In those days, the competition was outdoors. Machado had never even seen snow before the 1955 World Figure Skating Championships in Vienna, Austria, where it fell on her and on the ice during the ladies compulsory figures.

When Machado performed her Olympic free skate, the sun was shining and she basked in the moment. By the time Albright and Heiss -- who won the gold and silver medals -- skated, the clouds had moved in.

"It got much colder later in the day," recalled Machado, who finished eighth. "I think I was the third skater out. The sun was shining and I skated probably the best I ever skated."

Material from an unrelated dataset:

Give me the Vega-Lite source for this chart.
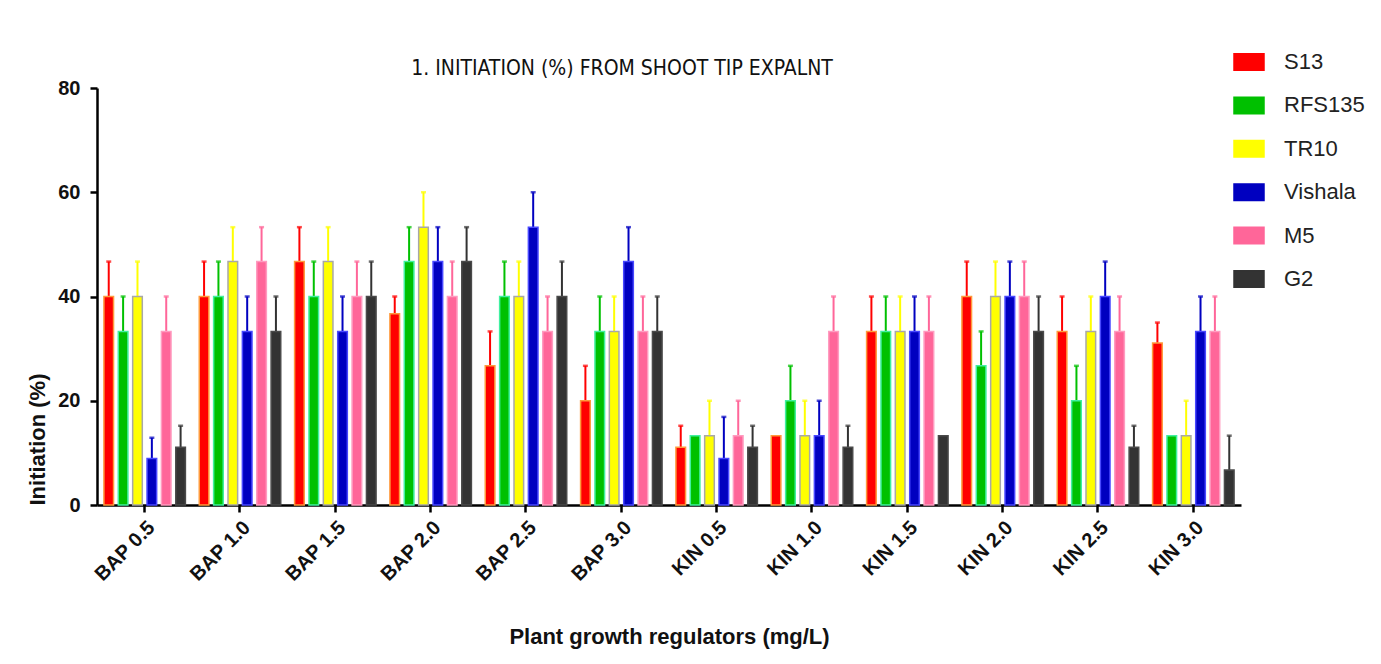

After retiring from competition at the end of the 1956 season, Machado toured with Ice Capades for eight years, sharing the ice with fellow Olympian Ronnie Robertson and the legendary adagio team of Phil Romayne and Cathy Steele. Upon wrapping up her show commitments, she enjoyed performing with the Lido shows in both Las Vegas and Paris. 

"We practiced every single day because there was so much pressure to skate well," Machado said. "Everybody was at the top of their game."

In 1969, Machado began her coaching career and said she'd probably still be teaching aspiring skaters had it not been for the Culver City Ice Arena closing its doors in 2014. The commute to other Los Angeles-area rinks required driving on the freeway, which she didn't want to do.

Machado -- who has one son, three grandchildren and one great grandchild -- plans to watch the skating events in PyeongChang with longtime friend Robert Paul, who won pairs gold with partner Barbara Wagner at the 1960 Olympic Winter Games in Squaw Valley, California.

In order to avoid distraction, the two plan to skip any Olympic parties so they can focus solely on the action.